What is needed is an exact copy of the lines from the line containing "Write a Python" to the line containing "from matplotlib.lines import Line2D", both lines included, and nothing else.

A run of records:
++++++++

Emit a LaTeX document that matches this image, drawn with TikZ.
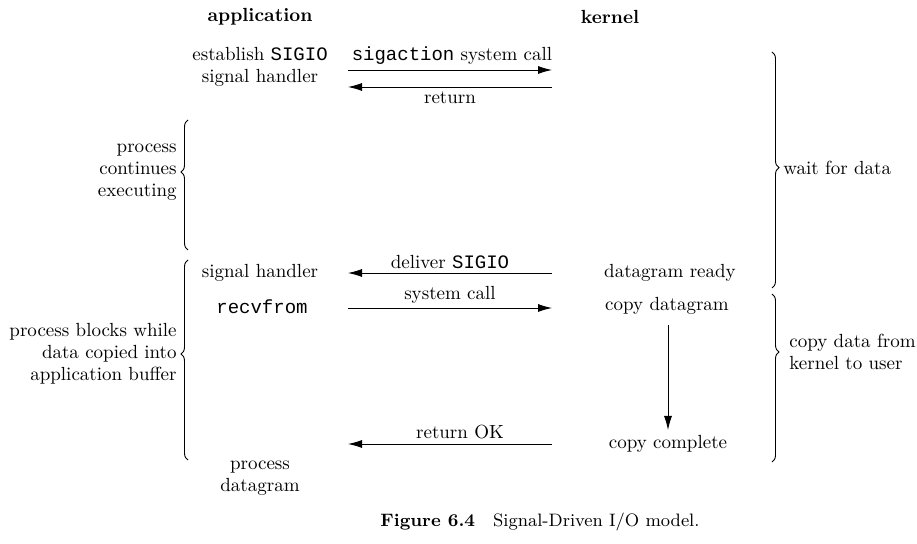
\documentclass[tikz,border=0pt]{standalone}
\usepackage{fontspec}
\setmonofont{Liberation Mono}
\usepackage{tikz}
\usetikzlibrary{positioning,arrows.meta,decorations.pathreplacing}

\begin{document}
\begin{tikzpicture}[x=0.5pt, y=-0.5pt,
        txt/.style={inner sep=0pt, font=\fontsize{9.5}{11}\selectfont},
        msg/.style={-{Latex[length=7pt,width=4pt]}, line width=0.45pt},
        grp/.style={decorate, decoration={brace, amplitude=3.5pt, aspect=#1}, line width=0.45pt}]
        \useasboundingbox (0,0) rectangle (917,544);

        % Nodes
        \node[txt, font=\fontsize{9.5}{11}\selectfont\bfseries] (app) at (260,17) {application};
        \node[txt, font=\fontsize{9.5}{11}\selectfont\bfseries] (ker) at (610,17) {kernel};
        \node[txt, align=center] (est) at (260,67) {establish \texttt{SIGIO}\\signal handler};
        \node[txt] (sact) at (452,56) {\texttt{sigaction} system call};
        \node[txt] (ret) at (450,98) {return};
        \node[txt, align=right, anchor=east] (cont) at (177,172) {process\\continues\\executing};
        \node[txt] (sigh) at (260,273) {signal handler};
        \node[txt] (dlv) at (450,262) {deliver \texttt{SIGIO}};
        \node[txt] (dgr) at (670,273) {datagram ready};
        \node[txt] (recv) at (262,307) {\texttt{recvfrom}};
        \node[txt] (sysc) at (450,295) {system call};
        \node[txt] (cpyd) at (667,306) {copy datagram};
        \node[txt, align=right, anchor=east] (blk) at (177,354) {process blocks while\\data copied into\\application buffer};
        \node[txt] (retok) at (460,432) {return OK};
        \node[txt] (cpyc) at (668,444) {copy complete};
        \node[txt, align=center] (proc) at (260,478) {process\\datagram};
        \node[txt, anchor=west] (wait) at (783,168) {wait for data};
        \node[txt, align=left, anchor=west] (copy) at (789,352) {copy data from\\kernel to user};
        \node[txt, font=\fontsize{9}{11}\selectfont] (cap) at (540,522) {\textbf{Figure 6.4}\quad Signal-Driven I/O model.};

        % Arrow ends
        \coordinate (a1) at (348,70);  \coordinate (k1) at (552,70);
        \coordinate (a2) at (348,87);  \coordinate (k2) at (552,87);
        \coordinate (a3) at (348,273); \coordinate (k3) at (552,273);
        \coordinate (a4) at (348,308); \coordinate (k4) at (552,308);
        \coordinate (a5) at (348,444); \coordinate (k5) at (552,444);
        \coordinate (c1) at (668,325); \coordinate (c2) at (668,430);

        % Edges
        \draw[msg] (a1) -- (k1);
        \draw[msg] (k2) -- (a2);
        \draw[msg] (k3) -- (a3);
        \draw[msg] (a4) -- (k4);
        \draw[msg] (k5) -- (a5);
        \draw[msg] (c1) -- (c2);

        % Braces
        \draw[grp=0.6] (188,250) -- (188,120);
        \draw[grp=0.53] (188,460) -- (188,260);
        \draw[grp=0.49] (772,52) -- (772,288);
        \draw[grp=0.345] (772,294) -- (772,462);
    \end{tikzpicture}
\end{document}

++++++++

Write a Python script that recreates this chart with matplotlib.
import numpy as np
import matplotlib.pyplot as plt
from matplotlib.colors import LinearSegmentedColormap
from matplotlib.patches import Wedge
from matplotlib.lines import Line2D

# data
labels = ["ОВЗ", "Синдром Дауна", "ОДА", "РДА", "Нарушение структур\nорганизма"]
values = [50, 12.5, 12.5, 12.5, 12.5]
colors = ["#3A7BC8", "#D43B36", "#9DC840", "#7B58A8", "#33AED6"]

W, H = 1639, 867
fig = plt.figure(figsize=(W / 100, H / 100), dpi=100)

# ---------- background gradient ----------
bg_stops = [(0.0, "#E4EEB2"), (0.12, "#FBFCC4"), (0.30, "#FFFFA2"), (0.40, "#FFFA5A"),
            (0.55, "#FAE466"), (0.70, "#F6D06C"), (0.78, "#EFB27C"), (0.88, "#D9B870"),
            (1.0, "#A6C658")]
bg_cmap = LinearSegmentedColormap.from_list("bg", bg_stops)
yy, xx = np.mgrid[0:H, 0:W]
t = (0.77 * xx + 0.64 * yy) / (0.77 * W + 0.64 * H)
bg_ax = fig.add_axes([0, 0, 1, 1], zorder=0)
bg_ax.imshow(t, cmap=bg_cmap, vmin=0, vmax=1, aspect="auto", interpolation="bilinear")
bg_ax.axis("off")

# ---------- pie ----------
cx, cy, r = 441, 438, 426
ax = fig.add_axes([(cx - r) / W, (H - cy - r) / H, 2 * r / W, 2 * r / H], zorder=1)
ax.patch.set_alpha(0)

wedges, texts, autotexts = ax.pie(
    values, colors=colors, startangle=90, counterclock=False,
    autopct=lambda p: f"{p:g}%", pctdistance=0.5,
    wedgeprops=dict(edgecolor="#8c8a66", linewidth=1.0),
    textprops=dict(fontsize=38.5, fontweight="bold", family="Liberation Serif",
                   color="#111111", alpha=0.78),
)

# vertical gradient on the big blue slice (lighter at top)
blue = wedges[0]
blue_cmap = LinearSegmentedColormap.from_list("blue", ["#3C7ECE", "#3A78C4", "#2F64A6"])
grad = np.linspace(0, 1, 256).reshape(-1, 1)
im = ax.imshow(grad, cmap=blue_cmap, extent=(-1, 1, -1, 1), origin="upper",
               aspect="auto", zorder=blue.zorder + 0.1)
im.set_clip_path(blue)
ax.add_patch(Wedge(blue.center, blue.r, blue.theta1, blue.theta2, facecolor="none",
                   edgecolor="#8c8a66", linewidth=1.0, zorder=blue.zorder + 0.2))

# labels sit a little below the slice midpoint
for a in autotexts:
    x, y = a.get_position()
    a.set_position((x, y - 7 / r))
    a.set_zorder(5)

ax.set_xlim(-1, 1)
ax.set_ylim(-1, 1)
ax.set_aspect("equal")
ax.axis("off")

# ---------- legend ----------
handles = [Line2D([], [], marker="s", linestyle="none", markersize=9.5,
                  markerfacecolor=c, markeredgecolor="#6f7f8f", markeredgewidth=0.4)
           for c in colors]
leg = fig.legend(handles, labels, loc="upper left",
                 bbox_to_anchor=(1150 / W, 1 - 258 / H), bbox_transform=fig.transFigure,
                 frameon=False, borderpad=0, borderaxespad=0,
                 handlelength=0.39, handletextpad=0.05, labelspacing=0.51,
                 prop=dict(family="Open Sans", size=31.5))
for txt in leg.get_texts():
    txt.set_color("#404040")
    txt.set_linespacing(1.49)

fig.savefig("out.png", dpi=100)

++++++++

## Written answer
Write a Python script that recreates this chart with matplotlib.
import numpy as np
import matplotlib.pyplot as plt
from matplotlib.colors import LinearSegmentedColormap
from matplotlib.patches import Wedge
from matplotlib.lines import Line2D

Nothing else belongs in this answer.